Life4Brussels se demande donc, comment en l’espace de 3 années, il n’a pas été possible au SPF Justice, de prévoir un nombre de places suffisant pour les victimes qui souhaitent assister aux audiences, ainsi que des box qui respectent la convention européenne des droits de l’Homme.
Au-delà de l’appréciation de la légalité des box, des représentants de l’AISBL Life4Brussels avaient pris place dans les box des accusés lors d’une visite du Justitia, afin de pouvoir se rendre compte notamment de la possibilité de communiquer avec une personne en dehors du box. Force est de constater que cela était très compliqué. Comment se fait-il que le SPF Justice n’ai pas pu faire ce même constat ?

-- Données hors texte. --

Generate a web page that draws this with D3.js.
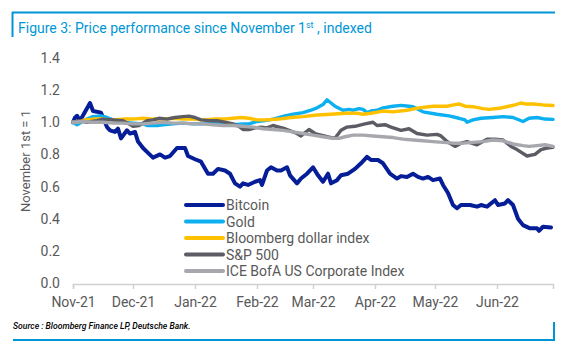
<!DOCTYPE html>
<html>
<head>
<meta charset="utf-8">
<script src="https://cdn.jsdelivr.net/npm/d3@7"></script>
<style>
  body { margin: 0; background: #fff; }
  svg { display: block; font-family: Roboto, "Liberation Sans", Arial, sans-serif; }
</style>
</head>
<body>
<div id="chart"></div>
<script>
// Price performance since November 1st, indexed
// each series: [days since 2021-11-01, index value]
const bitcoin = [[0,1.0],[1,1.03],[2,1.04],[3.5,1.01],[8.5,1.12],[10,1.07],[14,1.06],[17,0.97],[18.5,0.95],[21,0.94],[22.5,0.96],[24,0.90],[27,0.95],[28.5,0.93],[31,0.94],[32.5,0.88],[35,0.84],[37.5,0.81],[40,0.78],[43.5,0.80],[46,0.78],[48.5,0.79],[52,0.84],[56,0.84],[57.5,0.79],[61,0.77],[64,0.755],[67.5,0.68],[70,0.68],[72.5,0.71],[76,0.70],[78.5,0.68],[81,0.62],[83.5,0.60],[85,0.62],[87.5,0.61],[91,0.63],[93.5,0.64],[94.5,0.61],[97,0.70],[99,0.72],[102,0.70],[104,0.70],[107,0.72],[108.5,0.67],[112,0.62],[114,0.65],[117,0.68],[120,0.72],[122.5,0.67],[125,0.63],[127.5,0.68],[129,0.62],[132,0.64],[134,0.67],[137.5,0.68],[141,0.71],[144,0.745],[147,0.785],[149,0.765],[152.5,0.765],[155,0.745],[158.5,0.68],[162,0.65],[164,0.665],[167,0.66],[170,0.68],[172.5,0.66],[175,0.65],[177.5,0.66],[180,0.64],[183.5,0.65],[185,0.61],[187.5,0.56],[190,0.485],[192,0.465],[194,0.485],[198.5,0.485],[202,0.475],[204,0.485],[207,0.475],[211,0.515],[212.5,0.485],[216,0.495],[217.5,0.515],[220,0.485],[222.5,0.40],[225,0.36],[228.5,0.34],[232,0.34],[233,0.325],[235,0.35],[239,0.345]];

const gold = [[0,1.0],[2,0.985],[7,1.02],[10,1.035],[14,1.04],[17,1.03],[21,1.01],[25,1.0],[30,0.995],[35,0.99],[37,0.98],[42,0.98],[45,0.985],[50,0.99],[55,0.995],[60,0.99],[65,0.99],[70,0.995],[75,0.99],[80,0.985],[85,0.99],[88,0.99],[92,1.005],[96,1.01],[100,1.02],[106,1.04],[110,1.05],[115,1.06],[119,1.075],[122,1.09],[125,1.11],[127,1.14],[129,1.12],[131,1.10],[135,1.075],[138,1.08],[140,1.075],[143,1.085],[145,1.08],[147,1.06],[149,1.07],[152,1.075],[155,1.09],[160,1.10],[164,1.105],[168,1.10],[170,1.097],[175,1.065],[182,1.05],[188,1.04],[193,1.025],[196,1.015],[197,1.0],[200,1.015],[204,1.025],[210,1.03],[215,1.035],[220,1.03],[225,1.005],[228,1.025],[232,1.03],[236,1.02],[240,1.018]];

const dollarIndex = [[0,1.0],[3,1.005],[6,1.015],[10,1.02],[15,1.02],[20,1.015],[25,1.02],[30,1.02],[35,1.025],[40,1.02],[45,1.02],[50,1.025],[55,1.02],[60,1.02],[65,1.015],[70,1.02],[75,1.02],[80,1.025],[84,1.03],[88,1.025],[92,1.015],[97,1.015],[103,1.02],[109,1.03],[115,1.035],[122,1.045],[129,1.05],[136,1.056],[142,1.056],[145,1.05],[149,1.056],[153,1.065],[155,1.07],[160,1.065],[167,1.075],[173,1.09],[180,1.10],[187,1.10],[191,1.11],[193,1.114],[196,1.10],[200,1.097],[205,1.085],[208,1.08],[213,1.087],[218,1.10],[221,1.108],[224,1.12],[226,1.114],[230,1.114],[235,1.108],[240,1.104]];

const sp500 = [[0,1.0],[3,1.01],[7,1.0],[12,1.01],[15,1.02],[20,1.015],[25,1.01],[28,0.99],[30,0.975],[33,0.98],[37,1.01],[40,1.015],[43,1.025],[47,1.02],[51,1.03],[55,1.035],[58,1.038],[61,1.03],[64,1.015],[68,1.01],[72,1.01],[76,1.0],[80,0.99],[83,0.975],[85,0.955],[88,0.955],[91,0.965],[94,0.97],[97,0.965],[100,0.98],[103,0.97],[106,0.96],[109,0.945],[112,0.93],[114,0.915],[118,0.955],[121,0.93],[124,0.92],[127,0.91],[131,0.90],[134,0.95],[137,0.97],[141,0.975],[146,0.99],[150,1.0],[152,0.98],[156,0.985],[159,0.97],[164,0.95],[168,0.96],[172,0.93],[177,0.92],[182,0.925],[184,0.915],[187,0.88],[191,0.85],[194,0.87],[197,0.88],[202,0.86],[207,0.895],[211,0.895],[215,0.89],[219,0.85],[222,0.83],[227,0.79],[231,0.80],[234,0.83],[237,0.84],[240,0.845]];

const iceCorp = [[0,1.0],[5,1.005],[10,1.0],[15,1.0],[20,0.995],[25,0.995],[30,0.99],[35,0.99],[40,0.995],[45,1.0],[50,0.995],[55,0.995],[60,0.99],[65,0.99],[70,0.985],[75,0.98],[80,0.98],[85,0.975],[90,0.97],[95,0.96],[100,0.955],[105,0.95],[110,0.94],[115,0.93],[120,0.92],[125,0.91],[130,0.90],[133,0.90],[136,0.91],[140,0.92],[145,0.92],[150,0.915],[155,0.91],[160,0.905],[165,0.895],[170,0.89],[175,0.885],[180,0.88],[185,0.875],[190,0.87],[195,0.87],[200,0.875],[205,0.88],[210,0.89],[215,0.885],[220,0.865],[225,0.855],[228,0.85],[232,0.855],[236,0.86],[240,0.85]];

const seriesNames = ["Bitcoin", "Gold", "Bloomberg dollar index", "S&P 500", "ICE BofA US Corporate Index"];
const seriesColors = ["#061d98", "#0cb0f0", "#ffc000", "#5c5c64", "#a7a7ae"];
const monthLabels = ["Nov-21", "Dec-21", "Jan-22", "Feb-22", "Mar-22", "Apr-22", "May-22", "Jun-22"];
const yTicks = [0, 0.2, 0.4, 0.6, 0.8, 1.0, 1.2, 1.4];

const W = 564, H = 352;
const blue = "#0096d6";
const textGrey = "#595959";

const svg = d3.select("#chart").append("svg")
    .attr("width", W)
    .attr("height", H);

// frame bits
svg.append("line").attr("x1", 12).attr("x2", 555).attr("y1", 12.5).attr("y2", 12.5)
    .attr("stroke", blue).attr("stroke-width", 2);
svg.append("line").attr("x1", 12.5).attr("x2", 12.5).attr("y1", 12).attr("y2", 37)
    .attr("stroke", blue).attr("stroke-width", 2);
svg.append("line").attr("x1", 13).attr("x2", 555).attr("y1", 340).attr("y2", 340)
    .attr("stroke", blue).attr("stroke-width", 2);
svg.append("line").attr("x1", 554).attr("x2", 554).attr("y1", 322).attr("y2", 341)
    .attr("stroke", blue).attr("stroke-width", 2);

// title
const title = svg.append("text")
    .attr("x", 18)
    .attr("y", 33)
    .attr("fill", blue)
    .style("font-size", "14px");
title.append("tspan").text("Figure 3: Price performance since November 1");
title.append("tspan").attr("dy", -5).style("font-size", "9px").text("st");
title.append("tspan").attr("dy", 5).text(" , indexed");

// scales
const start = new Date(2021, 10, 1);
const dayToDate = d => new Date(start.getTime() + d * 864e5);

const x = d3.scaleTime()
    .domain([start, new Date(2022, 5, 29)])
    .range([73, 553]);

const y = d3.scaleLinear()
    .domain([0, 1.4])
    .range([283, 58]);

// x axis
const monthTicks = d3.timeMonth.range(start, new Date(2022, 5, 2));
const xAxis = svg.append("g")
    .attr("transform", "translate(0,284)")
    .call(d3.axisBottom(x)
        .tickValues(monthTicks)
        .tickSize(5)
        .tickPadding(8)
        .tickFormat((d, i) => monthLabels[i]));
xAxis.select(".domain").attr("stroke", "#d0d0d0").attr("stroke-width", 1.5);
xAxis.selectAll(".tick line").attr("stroke", "#d0d0d0").attr("stroke-width", 1.5);
xAxis.selectAll(".tick text")
    .attr("fill", textGrey)
    .style("font-size", "14px")
    .style("font-family", "Roboto, 'Liberation Sans', Arial, sans-serif");

// y axis (labels only)
const yAxis = svg.append("g")
    .attr("transform", "translate(60,0)")
    .call(d3.axisLeft(y)
        .tickValues(yTicks)
        .tickSize(0)
        .tickPadding(0)
        .tickFormat(d3.format(".1f")));
yAxis.select(".domain").remove();
yAxis.selectAll(".tick text")
    .attr("fill", textGrey)
    .style("font-size", "14px")
    .style("font-family", "Roboto, 'Liberation Sans', Arial, sans-serif");

// y label
svg.append("text")
    .attr("transform", "translate(30,161) rotate(-90)")
    .attr("text-anchor", "middle")
    .attr("fill", textGrey)
    .style("font-size", "13px")
    .text("November 1st = 1");

// lines
const line = d3.line()
    .x(d => x(dayToDate(d[0])))
    .y(d => y(d[1]));

const allSeries = [bitcoin, gold, dollarIndex, sp500, iceCorp];
allSeries.forEach((data, i) => {
    svg.append("path")
        .datum(data)
        .attr("fill", "none")
        .attr("stroke", seriesColors[i])
        .attr("stroke-width", i === 0 ? 4 : 3.4)
        .attr("stroke-linejoin", "round")
        .attr("stroke-linecap", "round")
        .attr("d", line);
});

// legend
const legend = svg.append("g").attr("transform", "translate(185,205)");
seriesNames.forEach((name, i) => {
    const row = legend.append("g").attr("transform", `translate(0,${i * 16.5})`);
    row.append("line")
        .attr("x1", 1).attr("x2", 38)
        .attr("y1", 0).attr("y2", 0)
        .attr("stroke", seriesColors[i])
        .attr("stroke-width", 4)
        .attr("stroke-linecap", "round");
    row.append("text")
        .attr("x", 41)
        .attr("y", 5)
        .attr("fill", textGrey)
        .style("font-size", "14px")
        .text(name);
});

// source
svg.append("text")
    .attr("x", 13)
    .attr("y", 329)
    .attr("fill", "#000")
    .style("font-size", "8.6px")
    .style("font-style", "italic")
    .style("font-weight", "500")
    .text("Source : Bloomberg Finance LP, Deutsche Bank.");
</script>
</body>
</html>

Life4Brussels tient enfin à souligner que l’organisation de l’audience préliminaire fut problématique. Une victime ayant fait 2h de route afin d’assister à l’audience a dû rebrousser chemin car la sécurité lui avait interdit de pénétrer dans l’enceinte du Justitia avec son insuline, pourtant indispensable. Bon nombre de victimes, mais également des interprètes et autres, n’ont rien pu manger de la journée (depuis 6h du matin jusqu’à la fin de l’audience vers 19h). Absolument rien n’avait été prévu. Certaines personnes prises d’émotions et d’angoisses risquaient à tout moment de faire un malaise. Des sandwichs et des distributeurs de snacks avaient pourtant été annoncés.